Did the US support Pol Pot and Democratic Kampuchea?

by Onebigfreakinnerd

It’s really not debatable at this point, the US at the very least did support Pol Pot and his rise for power, although most of it seems unintentional. Bombing campaigns heavily damaged Cambodia, if it were infrastructure, the economy and its upwards of 50,000 dead. This would serve as motivation for the increasingly popular Pol Pot who would later assume leadership in the newly formed Democratic Kampuchea from 1975 to 1979.

However, did the US INTENTIONALLY support The Khmer Rogue, Democratic Kampuchea and mostly importantly Pol Pot, who they saw as anti-Vietnamese and anti-USSR?

ShadowsofUtopia

Short answer is no. As you said there are historians which trace the rise to power of the regime alongside the failed US interventions in Indochina but the US did not support the Communist Party of Kampuchea nor the state of Democratic Kampuchea. DK's friendly countries were not in 'the west'.

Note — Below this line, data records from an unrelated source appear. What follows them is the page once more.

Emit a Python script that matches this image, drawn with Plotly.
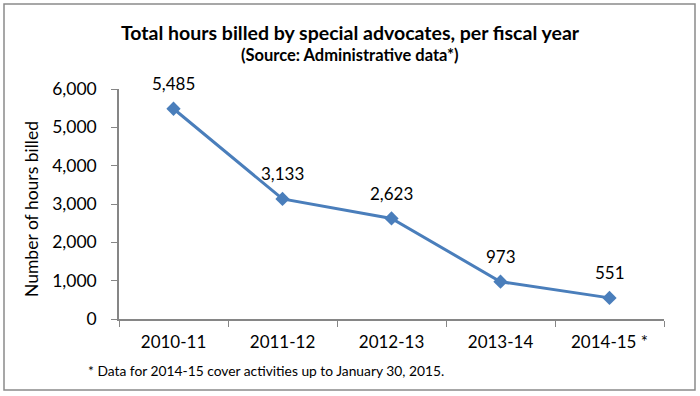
import plotly.graph_objects as go

categories = ["2010-11", "2011-12", "2012-13", "2013-14", "2014-15 *"]
hours = [5485, 3133, 2623, 973, 551]
y_ticks = [0, 1000, 2000, 3000, 4000, 5000, 6000]

FONT = "Lato"
LINE = "#4a7ebb"
AXIS = "#868686"

L, R, T, B = 119, 36, 89, 77
W, H = 700, 396
PW, PH = W - L - R, H - T - B


def px(x):
    return (x - L) / PW


def py(y):
    return (H - B - y) / PH


fig = go.Figure()
fig.add_trace(go.Scatter(
    x=categories, y=hours, mode="lines+markers",
    line=dict(color=LINE, width=3),
    marker=dict(symbol="diamond", size=11, color=LINE),
    cliponaxis=False, showlegend=False, hoverinfo="skip",
))

anns = []
for c, v in zip(categories, hours):
    anns.append(dict(x=c, y=v, text=f"{v:,}", showarrow=False, yshift=25,
                     font=dict(family=FONT, size=17, color="#000")))

anns += [
    dict(text="<b>Total hours billed by special advocates, per fiscal year</b>",
         xref="paper", yref="paper", x=px(350), y=py(32),
         showarrow=False, font=dict(family=FONT, size=19.5), xanchor="center", yanchor="middle"),
    dict(text="<b>(Source: Administrative data*)</b>",
         xref="paper", yref="paper", x=px(350), y=py(55),
         showarrow=False, font=dict(family=FONT, size=16.5), xanchor="center", yanchor="middle"),
    dict(text="* Data for 2014-15 cover activities up to January 30, 2015.",
         xref="paper", yref="paper", x=px(86), y=py(370),
         showarrow=False, font=dict(family=FONT, size=13.8), xanchor="left", yanchor="middle"),
    dict(text="Number of hours billed", textangle=-90,
         xref="paper", yref="paper", x=px(31), y=py(209),
         showarrow=False, font=dict(family=FONT, size=17.5), xanchor="center", yanchor="middle"),
]

fig.update_layout(
    width=W, height=H,
    margin=dict(l=L, r=R, t=T, b=B),
    paper_bgcolor="white", plot_bgcolor="white",
    font=dict(family=FONT, size=17, color="#000"),
    xaxis=dict(
        type="category", showline=True, linecolor=AXIS, linewidth=1.5,
        ticks="outside", tickson="boundaries", ticklen=6, tickcolor=AXIS,
        showgrid=False, zeroline=False, tickfont=dict(size=17),
        range=[-0.5, 4.5], automargin=False, ticklabelstandoff=7,
    ),
    yaxis=dict(
        range=[0, 6000], tickvals=y_ticks, tickformat=",",
        showline=True, linecolor=AXIS, linewidth=1.5,
        ticks="outside", ticklen=6, tickcolor=AXIS,
        showgrid=False, zeroline=False, tickfont=dict(size=17.5),
        automargin=False, ticklabelstandoff=11,
    ),
    shapes=[dict(type="rect", xref="paper", yref="paper",
                 x0=px(4), x1=px(695), y0=py(390), y1=py(4),
                 line=dict(color="#8a8a8a", width=1.5), layer="below")],
    annotations=anns,
)

fig.write_html("out.html", config={"displayModeBar": False},
               post_script="document.body.style.margin='0';document.body.style.overflow='hidden';")
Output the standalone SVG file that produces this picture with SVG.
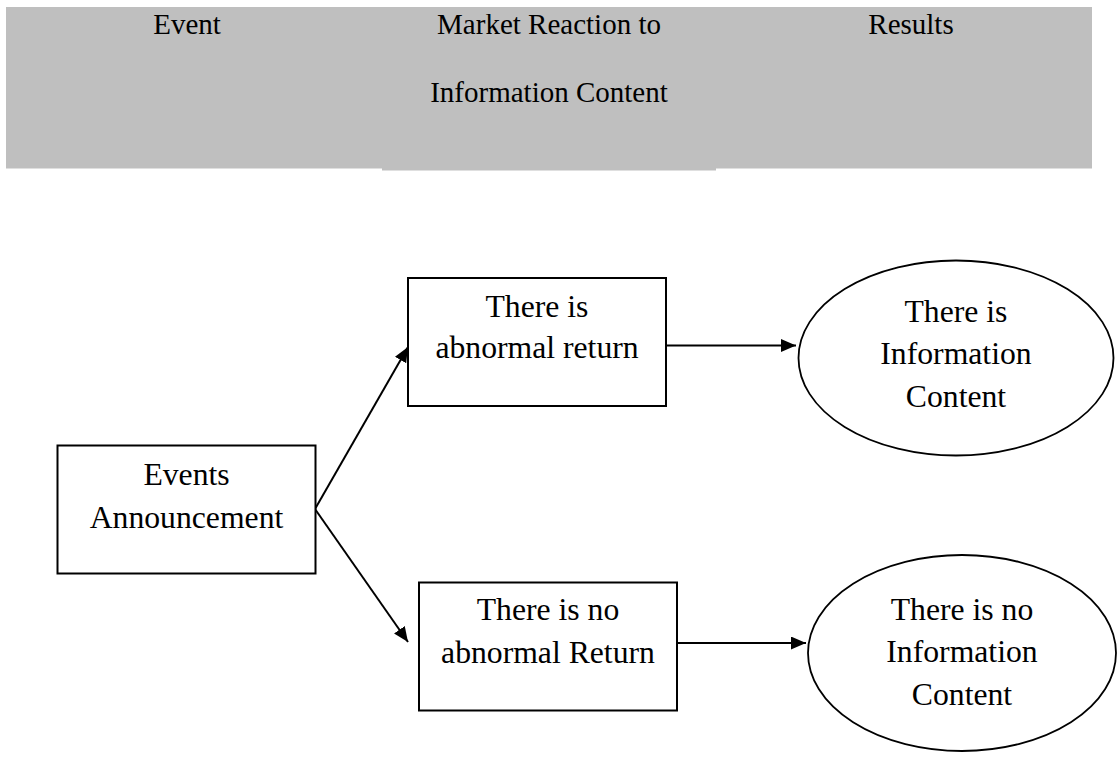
<svg xmlns="http://www.w3.org/2000/svg" width="1117" height="767" viewBox="0 0 1117 767">
<style>
.hdr{font-family:"Liberation Serif","Times New Roman",serif;font-size:29px;fill:#000;text-anchor:middle}
.lbl{font-family:"Liberation Serif","Times New Roman",serif;font-size:31.7px;fill:#000;text-anchor:middle}
.box{fill:#fff;stroke:#000;stroke-width:2}
.ell{fill:#fff;stroke:#000;stroke-width:1.8}
.conn{stroke:#000;stroke-width:2;fill:none;marker-end:url(#arr)}
</style>
<defs>
<marker id="arr" markerUnits="userSpaceOnUse" markerWidth="16" markerHeight="14" refX="15" refY="6.5" orient="auto">
<path d="M0,0 L15,6.5 L0,13 z" fill="#000"/>
</marker>
</defs>
<rect width="1117" height="767" fill="#fff"/>
<g id="header">
<rect x="6" y="7" width="1086" height="161.5" fill="#bfbfbf"/>
<rect x="382" y="167" width="334" height="3.5" fill="#bfbfbf"/>
<text class="hdr" x="187" y="34">Event</text>
<text class="hdr" x="549" y="34">Market Reaction to</text>
<text class="hdr" x="549" y="101.5">Information Content</text>
<text class="hdr" x="911" y="34">Results</text>
</g>
<g id="connectors">
<line class="conn" x1="315" y1="509" x2="408" y2="347"/>
<line class="conn" x1="315" y1="509" x2="408" y2="642"/>
<line class="conn" x1="666" y1="345.5" x2="796" y2="345.5"/>
<line class="conn" x1="677" y1="643" x2="806" y2="643"/>
</g>
<g id="events-announcement">
<rect class="box" x="57.5" y="445.5" width="258" height="128"/>
<text class="lbl" x="186.5" y="485">Events</text>
<text class="lbl" x="186.5" y="528">Announcement</text>
</g>
<g id="abnormal-return">
<rect class="box" x="408" y="278" width="258" height="128"/>
<text class="lbl" x="537" y="317">There is</text>
<text class="lbl" x="537" y="358">abnormal return</text>
</g>
<g id="no-abnormal-return">
<rect class="box" x="419" y="582.5" width="258" height="128"/>
<text class="lbl" x="548" y="620">There is no</text>
<text class="lbl" x="548" y="663">abnormal Return</text>
</g>
<g id="information-content">
<ellipse class="ell" cx="956" cy="358" rx="157.5" ry="97.5"/>
<text class="lbl" x="956" y="321.5">There is</text>
<text class="lbl" x="956" y="363.5">Information</text>
<text class="lbl" x="956" y="406.5">Content</text>
</g>
<g id="no-information-content">
<ellipse class="ell" cx="962" cy="653" rx="154" ry="98"/>
<text class="lbl" x="962" y="620">There is no</text>
<text class="lbl" x="962" y="662">Information</text>
<text class="lbl" x="962" y="705">Content</text>
</g>
</svg>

The S.S Mayaguez incident in the wake of the CPK taking over Cambodia would make less sense too if they were supported by the US. Similarly, the pages upon pages of 'confessions' elicited in a torture facility like S-21, with the accused frequently being goaded into explaining their connections to spy networks of the CIA would also be hard to make sense of if the regime was being backed by the US.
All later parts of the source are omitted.